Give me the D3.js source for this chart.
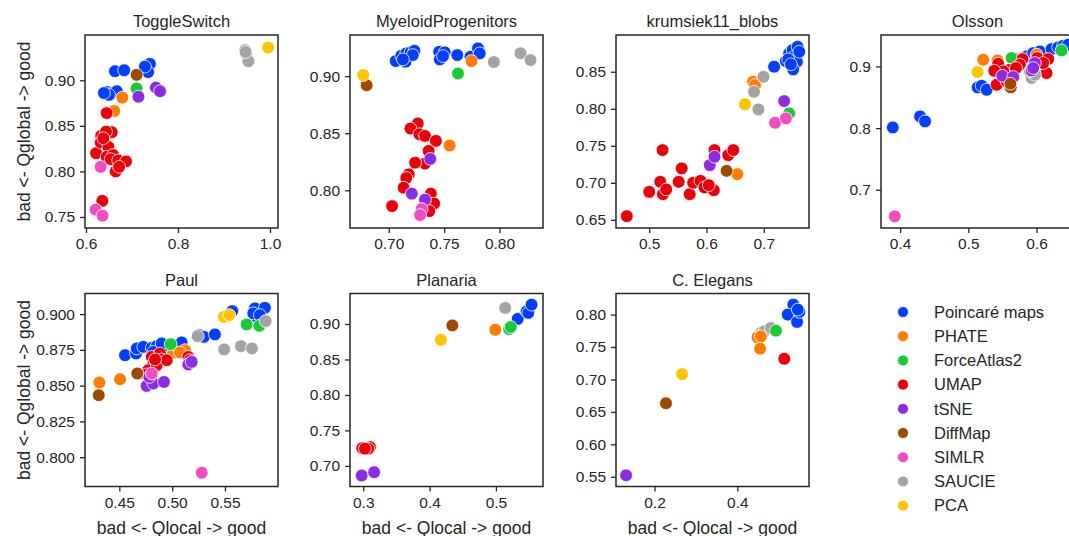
<!DOCTYPE html>
<html>
<head>
<meta charset="utf-8">
<script src="https://cdn.jsdelivr.net/npm/d3@7"></script>
<style>
  body { margin: 0; background: #fff; }
  text { font-family: "Liberation Sans", Arial, sans-serif; fill: #262626; }
</style>
</head>
<body>
<div id="chart"></div>
<script>
// methods (hue) and their colours
var methods = ["Poincaré maps", "PHATE", "ForceAtlas2", "UMAP", "tSNE", "DiffMap", "SIMLR", "SAUCIE", "PCA"];
var palette = ["#023eff", "#ff7c00", "#1ac938", "#e8000b", "#8b2be2", "#9f4800", "#f14cc1", "#a3a3a3", "#ffc400"];
var PM = "Poincaré maps", PH = "PHATE", FA = "ForceAtlas2", UM = "UMAP", TS = "tSNE",
    DM = "DiffMap", SI = "SIMLR", SA = "SAUCIE", PC = "PCA";

// [method, Qlocal, Qglobal]
var toggleSwitch = [
  [PM,0.6457,0.8872],[PM,0.6565,0.886],[PM,0.667,0.888],[PM,0.650,0.884],[PM,0.639,0.886],
  [PM,0.663,0.910],[PM,0.683,0.911],[PM,0.733,0.916],[PM,0.739,0.918],[PM,0.735,0.909],[PM,0.728,0.915],
  [PH,0.679,0.881],[PH,0.6615,0.8663],
  [FA,0.710,0.891],
  [UM,0.645,0.864],[UM,0.633,0.839],[UM,0.656,0.843],[UM,0.6435,0.8436],[UM,0.622,0.820],[UM,0.632,0.8316],
  [UM,0.6485,0.827],[UM,0.645,0.816],[UM,0.659,0.818],[UM,0.6537,0.8134],[UM,0.670,0.812],[UM,0.687,0.811],
  [UM,0.6645,0.800],[UM,0.672,0.805],[UM,0.6377,0.8364],[UM,0.6355,0.7677],
  [TS,0.714,0.882],[TS,0.752,0.892],[TS,0.761,0.888],
  [DM,0.710,0.906],
  [SI,0.632,0.805],[SI,0.621,0.758],[SI,0.636,0.7515],
  [SA,0.946,0.933],[SA,0.949,0.928],[SA,0.953,0.921],[SA,0.947,0.931],
  [PC,0.996,0.936]
];
var myeloidProgenitors = [
  [PM,0.7063,0.9132],[PM,0.7113,0.9178],[PM,0.7158,0.9199],[PM,0.7196,0.9207],[PM,0.7232,0.9222],
  [PM,0.7152,0.9126],[PM,0.7217,0.9184],[PM,0.7128,0.9146],[PM,0.7455,0.9213],[PM,0.7506,0.9208],
  [PM,0.7461,0.9146],[PM,0.749,0.9175],[PM,0.7619,0.9184],[PM,0.7738,0.917],[PM,0.7806,0.9243],[PM,0.7821,0.9199],
  [PH,0.7747,0.9132],[PH,0.755,0.8392],
  [FA,0.7625,0.9023],
  [UM,0.7262,0.8585],[UM,0.7196,0.8541],[UM,0.7277,0.8491],[UM,0.7327,0.8476],[UM,0.7426,0.8433],
  [UM,0.736,0.8345],[UM,0.7327,0.8234],[UM,0.7238,0.8242],[UM,0.718,0.814],[UM,0.7158,0.8108],
  [UM,0.7134,0.8023],[UM,0.738,0.7971],[UM,0.741,0.7884],[UM,0.7366,0.7818],[UM,0.703,0.7862],
  [TS,0.7375,0.8275],[TS,0.7208,0.7971],[TS,0.7327,0.7918],
  [DM,0.680,0.892],
  [SI,0.7297,0.7836],[SI,0.7283,0.7783],
  [SA,0.7949,0.9123],[SA,0.819,0.920],[SA,0.828,0.914],
  [PC,0.677,0.9009]
];
var krumsiek = [
  [PM,0.7181,0.8568],[PM,0.7386,0.8645],[PM,0.7444,0.8749],[PM,0.7503,0.8793],[PM,0.7591,0.8838],
  [PM,0.7532,0.8703],[PM,0.7579,0.8635],[PM,0.7514,0.8532],[PM,0.7427,0.8667],[PM,0.762,0.877],[PM,0.7474,0.86],
  [PH,0.6813,0.8365],[PH,0.6848,0.832],[PH,0.6539,0.7118],
  [FA,0.7444,0.7938],
  [UM,0.4609,0.655],[UM,0.5233,0.7442],[UM,0.5,0.6878],[UM,0.5193,0.7014],[UM,0.524,0.6847],[UM,0.5298,0.6911],
  [UM,0.5567,0.7195],[UM,0.5514,0.7014],[UM,0.5707,0.6847],[UM,0.5767,0.70],[UM,0.5895,0.7027],[UM,0.5965,0.6938],
  [UM,0.6128,0.6901],[UM,0.614,0.7442],[UM,0.638,0.7374],[UM,0.6468,0.7442],[UM,0.604,0.6969],
  [TS,0.7356,0.8104],[TS,0.6058,0.7239],[TS,0.614,0.7352],
  [DM,0.6351,0.7162],
  [SI,0.7198,0.7811],[SI,0.7386,0.787],
  [SA,0.6995,0.8432],[SA,0.683,0.823],[SA,0.6906,0.7992],
  [PC,0.6672,0.806]
];
var olsson = [
  [PM,0.3893,0.8011],[PM,0.4293,0.819],[PM,0.4366,0.8109],[PM,0.5137,0.866],[PM,0.5196,0.8687],[PM,0.527,0.8622],
  [PM,0.5855,0.9162],[PM,0.5952,0.9217],[PM,0.605,0.9243],[PM,0.6221,0.9282],[PM,0.6318,0.9308],
  [PM,0.6391,0.9335],[PM,0.6464,0.9352],
  [PH,0.522,0.9109],[PH,0.543,0.9097],[PH,0.5685,0.912],[PH,0.6002,0.919],
  [FA,0.6367,0.926],[FA,0.5635,0.9136],
  [UM,0.5439,0.9044],[UM,0.5416,0.8703],[UM,0.5611,0.8946],[UM,0.5513,0.8919],[UM,0.5796,0.912],
  [UM,0.5757,0.9028],[UM,0.6011,0.9136],[UM,0.6147,0.8893],[UM,0.6172,0.912],[UM,0.6099,0.9055],
  [UM,0.5699,0.8974],[UM,0.5381,0.893],[UM,0.5562,0.8757],
  [SA,0.5928,0.8812],[SA,0.5977,0.8865],[SA,0.5904,0.8919],
  [TS,0.5498,0.8849],[TS,0.5659,0.8828],[TS,0.5977,0.9055],[TS,0.5928,0.8935],[TS,0.5952,0.8974],
  [DM,0.5622,0.866],[DM,0.5617,0.872],
  [SI,0.3922,0.6569],
  [PC,0.5137,0.8909]
];
var paul = [
  [PM,0.4554,0.8713],[PM,0.4658,0.8725],[PM,0.4665,0.876],[PM,0.4727,0.8771],[PM,0.4807,0.8764],
  [PM,0.4854,0.8776],[PM,0.4916,0.8771],[PM,0.4822,0.8736],[PM,0.509,0.8802],[PM,0.5257,0.8853],
  [PM,0.53,0.8841],[PM,0.5405,0.8858],[PM,0.5569,0.9021],[PM,0.5784,0.904],[PM,0.5878,0.9044],
  [PM,0.58,0.8981],[PM,0.5768,0.9005],[PM,0.5831,0.8993],[PM,0.4901,0.8795],
  [PH,0.4311,0.8522],[PH,0.4507,0.8545],[PH,0.5011,0.8732],[PH,0.5122,0.8748],[PH,0.5074,0.8732],
  [FA,0.4986,0.879],[FA,0.5705,0.8928],[FA,0.5825,0.8918],
  [UM,0.4807,0.8701],[UM,0.4885,0.8725],[UM,0.4901,0.8683],[UM,0.4822,0.8655],[UM,0.4774,0.8608],
  [UM,0.4854,0.8643],[UM,0.4949,0.8678],[UM,0.5153,0.8701],[UM,0.5169,0.8678],[UM,0.4838,0.8683],[UM,0.4759,0.8578],
  [TS,0.479,0.8538],[TS,0.4759,0.8498],[TS,0.4822,0.8515],[TS,0.4923,0.8526],[TS,0.5153,0.8648],
  [TS,0.5185,0.8666],[TS,0.4784,0.8561],
  [DM,0.4305,0.8433],[DM,0.467,0.8585],
  [SI,0.528,0.7891],[SI,0.4807,0.8585],
  [SA,0.5242,0.8846],[SA,0.5493,0.8753],[SA,0.5651,0.8776],[SA,0.5755,0.876],[SA,0.5885,0.8951],
  [PC,0.549,0.8981],[PC,0.554,0.8993]
];
var planaria = [
  [PM,0.5328,0.9071],[PM,0.5463,0.9178],[PM,0.5488,0.9156],[PM,0.5537,0.9273],
  [PH,0.4991,0.8919],
  [FA,0.52,0.8929],[FA,0.5224,0.8958],
  [UM,0.2985,0.7252],[UM,0.31,0.7266],[UM,0.3075,0.7244],[UM,0.3025,0.7244],
  [TS,0.2976,0.6865],[TS,0.3164,0.6912],
  [DM,0.4343,0.898],
  [SA,0.514,0.9227],
  [PC,0.417,0.8778]
];
var cElegans = [
  [PM,0.5352,0.8155],[PM,0.5216,0.80],[PM,0.5442,0.7887],[PM,0.5498,0.8042],[PM,0.5459,0.8077],
  [SA,0.4567,0.7717],[SA,0.4648,0.7742],[SA,0.481,0.7794],[SA,0.4526,0.7664],
  [PH,0.4487,0.7649],[PH,0.4567,0.7664],[PH,0.455,0.7474],
  [FA,0.4932,0.7752],
  [UM,0.5133,0.7319],
  [TS,0.1313,0.5523],
  [DM,0.2277,0.6633],
  [PC,0.2666,0.7082]
];

// tick values per panel
var toggleXTicks = [0.6, 0.8, 1.0], toggleYTicks = [0.75, 0.80, 0.85, 0.90];
var myeloidXTicks = [0.70, 0.75, 0.80], myeloidYTicks = [0.80, 0.85, 0.90];
var krumsiekXTicks = [0.5, 0.6, 0.7], krumsiekYTicks = [0.65, 0.70, 0.75, 0.80, 0.85];
var olssonXTicks = [0.4, 0.5, 0.6], olssonYTicks = [0.7, 0.8, 0.9];
var paulXTicks = [0.45, 0.50, 0.55], paulYTicks = [0.800, 0.825, 0.850, 0.875, 0.900];
var planariaXTicks = [0.3, 0.4, 0.5], planariaYTicks = [0.70, 0.75, 0.80, 0.85, 0.90];
var elegansXTicks = [0.2, 0.4], elegansYTicks = [0.55, 0.60, 0.65, 0.70, 0.75, 0.80];

var xLabel = "bad <- Qlocal -> good", yLabel = "bad <- Qglobal -> good";

var panels = [
  {title: "ToggleSwitch", data: toggleSwitch, row: 0, col: 0, xDom: [0.5978, 1.0174], yDom: [0.7379, 0.9497],
   xTicks: toggleXTicks, yTicks: toggleYTicks, xFmt: ".1f", yFmt: ".2f"},
  {title: "MyeloidProgenitors", data: myeloidProgenitors, row: 0, col: 1, xDom: [0.665, 0.8393], yDom: [0.767, 0.936],
   xTicks: myeloidXTicks, yTicks: myeloidYTicks, xFmt: ".2f", yFmt: ".2f"},
  {title: "krumsiek11_blobs", data: krumsiek, row: 0, col: 2, xDom: [0.442, 0.779], yDom: [0.639, 0.8996],
   xTicks: krumsiekXTicks, yTicks: krumsiekYTicks, xFmt: ".1f", yFmt: ".2f"},
  {title: "Olsson", data: olsson, row: 0, col: 3, xDom: [0.372, 0.655], yDom: [0.638, 0.951],
   xTicks: olssonXTicks, yTicks: olssonYTicks, xFmt: ".1f", yFmt: ".1f"},
  {title: "Paul", data: paul, row: 1, col: 0, xDom: [0.4175, 0.6002], yDom: [0.7795, 0.9144],
   xTicks: paulXTicks, yTicks: paulYTicks, xFmt: ".2f", yFmt: ".3f"},
  {title: "Planaria", data: planaria, row: 1, col: 1, xDom: [0.280, 0.571], yDom: [0.671, 0.943],
   xTicks: planariaXTicks, yTicks: planariaYTicks, xFmt: ".1f", yFmt: ".2f"},
  {title: "C. Elegans", data: cElegans, row: 1, col: 2, xDom: [0.107, 0.573], yDom: [0.535, 0.8325],
   xTicks: elegansXTicks, yTicks: elegansYTicks, xFmt: ".1f", yFmt: ".2f"}
];

// layout
var W = 1069, H = 536;
var colLeft = [85, 350, 616, 881], rowTop = [35, 293.5];
var pw = 193, ph = 193;
var ink = "#262626";

var color = d3.scaleOrdinal().domain(methods).range(palette);

var svg = d3.select("#chart")
  .append("svg")
    .attr("width", W)
    .attr("height", H);

panels.forEach(function(p) {
  var g = svg.append("g")
    .attr("transform", "translate(" + colLeft[p.col] + "," + rowTop[p.row] + ")");

  var x = d3.scaleLinear().domain(p.xDom).range([0, pw]);
  var y = d3.scaleLinear().domain(p.yDom).range([ph, 0]);

  // x axis
  var gx = g.append("g")
    .attr("transform", "translate(0," + ph + ")")
    .call(d3.axisBottom(x).tickValues(p.xTicks).tickFormat(d3.format(p.xFmt)).tickSize(5).tickPadding(5));
  // y axis
  var gy = g.append("g")
    .call(d3.axisLeft(y).tickValues(p.yTicks).tickFormat(d3.format(p.yFmt)).tickSize(5).tickPadding(5));

  [gx, gy].forEach(function(a) {
    a.select(".domain").remove();
    a.selectAll(".tick line").attr("stroke", ink).attr("stroke-width", 1.3);
    a.selectAll(".tick text")
      .style("font-family", "'Liberation Sans', Arial, sans-serif")
      .style("font-size", "15.5px")
      .attr("fill", ink);
  });

  // points
  g.append("g")
    .selectAll("circle")
    .data(p.data)
    .enter()
    .append("circle")
      .attr("cx", function(d) { return x(d[1]); })
      .attr("cy", function(d) { return y(d[2]); })
      .attr("r", 6.4)
      .attr("fill", function(d) { return color(d[0]); })
      .attr("stroke", "#fff")
      .attr("stroke-width", 0.8);

  // frame
  g.append("rect")
    .attr("width", pw)
    .attr("height", ph)
    .attr("fill", "none")
    .attr("stroke", ink)
    .attr("stroke-width", 1.5);

  // title
  g.append("text")
    .attr("x", pw / 2)
    .attr("y", -8)
    .attr("text-anchor", "middle")
    .style("font-size", "16.5px")
    .text(p.title);

  if (p.col === 0) {
    g.append("text")
      .attr("transform", "translate(-55," + (ph / 2) + ") rotate(-90)")
      .attr("text-anchor", "middle")
      .style("font-size", "17.5px")
      .text(yLabel);
  }
  if (p.row === 1) {
    g.append("text")
      .attr("x", pw / 2)
      .attr("y", ph + 47)
      .attr("text-anchor", "middle")
      .style("font-size", "17.5px")
      .text(xLabel);
  }
});

// legend
var legend = svg.append("g").attr("transform", "translate(903,312)");
methods.forEach(function(m, i) {
  var row = legend.append("g").attr("transform", "translate(0," + (i * 24.2) + ")");
  row.append("circle")
    .attr("r", 5.5)
    .attr("fill", color(m))
    .attr("stroke", "#fff")
    .attr("stroke-width", 0.8);
  row.append("text")
    .attr("x", 31)
    .attr("dy", "0.35em")
    .style("font-size", "16.5px")
    .text(m);
});
</script>
</body>
</html>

══════════════════════════════

● Description of the task: Find the lines holding "chart" and list every one.

● Solved exercise:
Give me the D3.js source for this chart.
<div id="chart"></div>
var svg = d3.select("#chart")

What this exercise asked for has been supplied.